Golden | Digital Photocollage | Platinum Setting | 2026
In 1967, John Huston made a decision that almost no one saw. He released Reflections in a Golden Eye in two versions — one in standard color, one bathed entirely in gold. The gold version reached almost no one. The studios lost their nerve. Most prints shipped in color.
In Western art, gold has always defined the sacred, the beautiful, the highest order of human experience. In Greek mythology, Zeus comes to Danaë not as a man but as a shower of gold — radiant, impossible to ignore, transforming everything it touches. Andy Warhol’s Oxidation paintings turned the body’s own fluid into shimmering, luminous expanses of unexpected beauty. And Andres Serrano’s Piss Christ submerged the sacred in what the institution called contamination and produced something that glowed. Gold has always carried both transgression and holiness at once.

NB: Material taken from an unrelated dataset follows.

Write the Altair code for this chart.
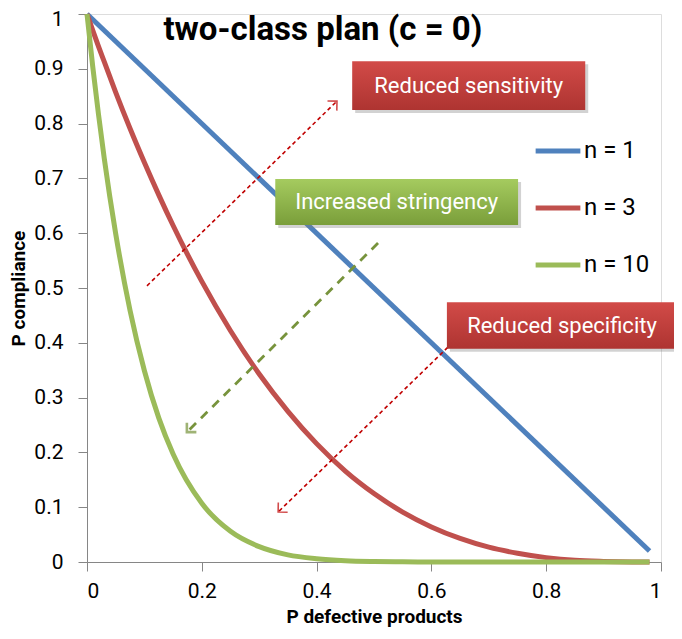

These works, the gold collages, tilt Huston’s mirror for a reframe. What comes into focus was already in the film — a closeted man falling in love with another man for the first time. A military man, a husband, more than halfway through his life, experiencing at forty what he should have been allowed to feel as a teen. The fears. The wonder. The helplessness of it. Marlon Brando plays it as a man moving from the abstract to the actual — desire for another man finally landing somewhere real. His world fills with radiant light. That is what falling in love does, whether or not that love is reciprocated.
These collages — gold layered into gold, possible only through the digital process — bring forward the story inherent in Huston’s film, a bright, brilliant tale of a closeted man, luminous with wanting for the first time in his life, experiencing every emotion that runs with it, beams of light shooting from his fingers and his toes.
Jupiter 3, a Huston fan, has been waiting for this moment all along.